I work at an "all-round" IT company that is focused on providing hardware and software infrastructure. I am the sole web developer, as such, I deal with everything on this front on my own. I do not, however, make business decisions, work is passed to me by the owner (who basically is a technical manager) or the office manager (for lack of a better title).

Now, I'm working on a project which has been assigned to a co-worker who habitually avoided work (and has now left) for maybe half a year or longer. The problem is that this project involves migrating data from a very old content management system to a new one, and put a new (already purchased) design template on it. I've done that, kind of - but it's very frail and trying to use it is, frankly, terrible. Bugs are everywhere, things don't work as they should at all but look fixable from the surface.

Usually when I go to the owner with issues like this, he tries to prioritize fixing something, anything, and presenting that to a client. No matter how broken everything is under the hood and how much work there still is to do. He is very persuasive and dismissive with this, and oftentimes, nothing is really resolved. In this case I'm not even sure there is a way at all to complete it and get anywhere.

I want to make clear to the owner how big and far-reaching these problems are and that we need a major change in strategy to make this work.

Desirable outcomes include but are not limited to

1) our company ditching the project entirely as it escapes our scope and capabilities

2) finding a new, different solution for our customer, ditching the purchased template

Be noted, I work remotely.

  • it's taken you six months to work out that you can't do it properly? – Kilisi Aug 10 '18 at 12:02
  • @Kilisi The six months were on my co-worker who barely worked on the project during that time, and didn't really care about whether things worked or not in the end. – Jane Wells Aug 10 '18 at 12:06

Produce a list with money values.

The list must include all the issues you already found and may have a solution: quote the solution for each issue in current money and with a grain of salt. Put absurd values here just to get traction and you will lose credibility.

Include foreseeable issues and quote a possible solution for these also.

Add then your guesses (not wild ones please) and give a ballpark figure for the impact of these.

Then write all this to your boss and the manager.

If you get there your work is done: it is not your role to take business decision but you must provide factual data to the stakeholders.

You may want to give a refresh to your CV, should the picture or the outcome be really unpleasant.


Don't show your manager, what parts of the software work, but show him the parts that don't work. Show him the bugs, bad usability and ergonomics. Give him the big picture of how bad the current software is.

Put yourself in the perspective of the customer and present the risks for the company:

If I were the customer and saw this amount of bugs, I wouldn't trust any other software the same company sells.
The user experience is worse than in Windows 95. Do you really expect a customer to buy any more of our software after they experienced this? If word spreads around, it will discourage other people from buying our products as well.

Then give the best estimations you can on how much time you need to improve the quality of the current software to acceptable levels. Juxtapose with estimations for a completely new solution.

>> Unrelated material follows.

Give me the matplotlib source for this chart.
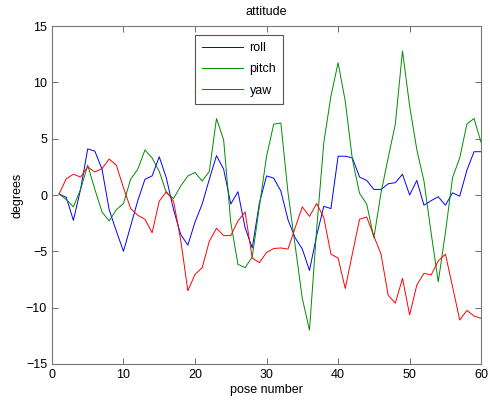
import numpy as np
import matplotlib
matplotlib.use("Agg")
from matplotlib import pyplot as plt

pose = np.arange(1, 61)

roll = [0.1, -0.2, -2.25, 0.5, 4.1, 3.9, 2.3, -1.3, -3.2, -5.0,
        -2.75, -0.5, 1.4, 1.7, 3.4, 1.5, -1.3, -3.5, -4.45, -2.4,
        -0.8, 1.4, 3.5, 2.3, -0.8, 0.3, -2.9, -4.7, -0.7, 1.7,
        1.5, 0.35, -2.2, -3.8, -4.8, -6.7, -3.6, -1.0, -1.2, 3.45,
        3.45, 3.3, 1.6, 1.3, 0.5, 0.5, 1.0, 1.1, 1.85, 0.0,
        1.3, -0.9, -0.5, -0.15, -0.9, 0.2, -0.1, 2.2, 3.85, 3.85]

pitch = [0.1, -0.4, -1.05, 0.5, 2.65, 0.5, -1.5, -2.3, -1.3, -0.75,
         1.4, 2.3, 4.0, 3.3, 2.1, 0.2, -0.3, 0.8, 1.7, 2.0,
         1.25, 2.1, 6.8, 4.9, -2.45, -6.15, -6.45, -5.5, -1.0, 3.45,
         6.3, 6.4, 0.2, -4.5, -9.2, -12.0, -3.05, 4.65, 8.8, 11.75,
         8.35, 3.15, 0.15, -0.8, -3.8, 0.2, 3.3, 6.3, 12.8, 7.9,
         4.05, 1.25, -3.35, -7.7, -3.35, 1.55, 3.3, 6.3, 6.8, 4.65]

yaw = [0.1, 1.45, 1.85, 1.6, 2.5, 2.05, 2.35, 3.2, 2.65, 0.65,
       -1.2, -1.8, -2.15, -3.35, -0.55, 0.3, -0.55, -4.0, -8.5, -7.05,
       -6.45, -4.1, -2.95, -3.6, -3.6, -2.3, -1.5, -5.6, -6.0, -5.1,
       -4.75, -4.7, -4.8, -2.9, -1.05, -1.9, -0.75, -2.0, -5.25, -5.6,
       -8.3, -5.2, -2.15, -1.95, -3.65, -5.25, -8.9, -9.6, -7.4, -10.65,
       -8.0, -6.95, -7.1, -5.85, -5.25, -8.15, -11.1, -10.25, -10.75, -10.95]

plt.rcParams['font.family'] = ['Liberation Sans', 'DejaVu Sans']
plt.rcParams['font.size'] = 9

fig = plt.figure(figsize=(4.9, 4.03), dpi=100)
ax = fig.add_axes([0.106, 0.097, 0.876, 0.838])

ax.plot(pose, roll, color='blue', linewidth=0.7, label='roll')
ax.plot(pose, pitch, color=(0, 0.55, 0), linewidth=0.7, label='pitch')
ax.plot(pose, yaw, color='red', linewidth=0.7, label='yaw')

ax.set_xlim(0, 60)
ax.set_ylim(-15, 15)
ax.set_xticks(np.arange(0, 61, 10))
ax.set_yticks(np.arange(-15, 16, 5))
ax.tick_params(direction='in', top=True, right=True, length=4, width=0.6,
               color='#555555', labelsize=9)
for s in ax.spines.values():
    s.set_color('#777777')
    s.set_linewidth(0.8)

ax.set_title('attitude', fontsize=9, pad=8)
ax.set_xlabel('pose number', fontsize=9, labelpad=2)
ax.set_ylabel('degrees', fontsize=9, labelpad=2)

leg = ax.legend(loc='upper left', bbox_to_anchor=(0.325, 0.985), fancybox=False,
                framealpha=1, edgecolor='#555555', fontsize=9, handlelength=3.3,
                handletextpad=0.5, labelspacing=0.75, borderpad=0.55,
                borderaxespad=0.3)
leg.get_frame().set_linewidth(0.8)

fig.savefig('out.png', dpi=100)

In the end, your manager(s) make the decisions and it wouldn't be the first time a company decides to knowingly sell bad software.


If your organisation use risk registers, these should already be logged, if not it could be added to the risk register and assessed appropriately which will then at least provide exposure.

Any potential resolutions to the issues could be in response to the risk/issue which will enable you to quantify the issue, rate the severity and probability, assess the likelihood of it occurring and what the impact would be.

Usually Senior management would want to be well-informed in organisational risks, if Senior Management are made aware I'm sure the relevant stakeholders will understand the severity of it.

2) finding a new, different solution for our customer, ditching the purchased template

Responding to risks will also involve a mitigation plan which will allow alternative solutions to be discussed and reviewed.

From my experience in the IT industry, buy-in for Risk Management has been low, but has been one of the most effective methods for getting the point across that things aren't working. I’d read something that had discussed making risk management effective which could be applied to your problem;

  • Integrate risk management into decision making
  • Build a strong culture for Risk Managemnt
  • Disclosing information on risks/potential risks
  • Continous improvement

The key to issues like this is to work out a viable solution and present it to your boss. Giving him an overview of problems however detailed will just keep status quo.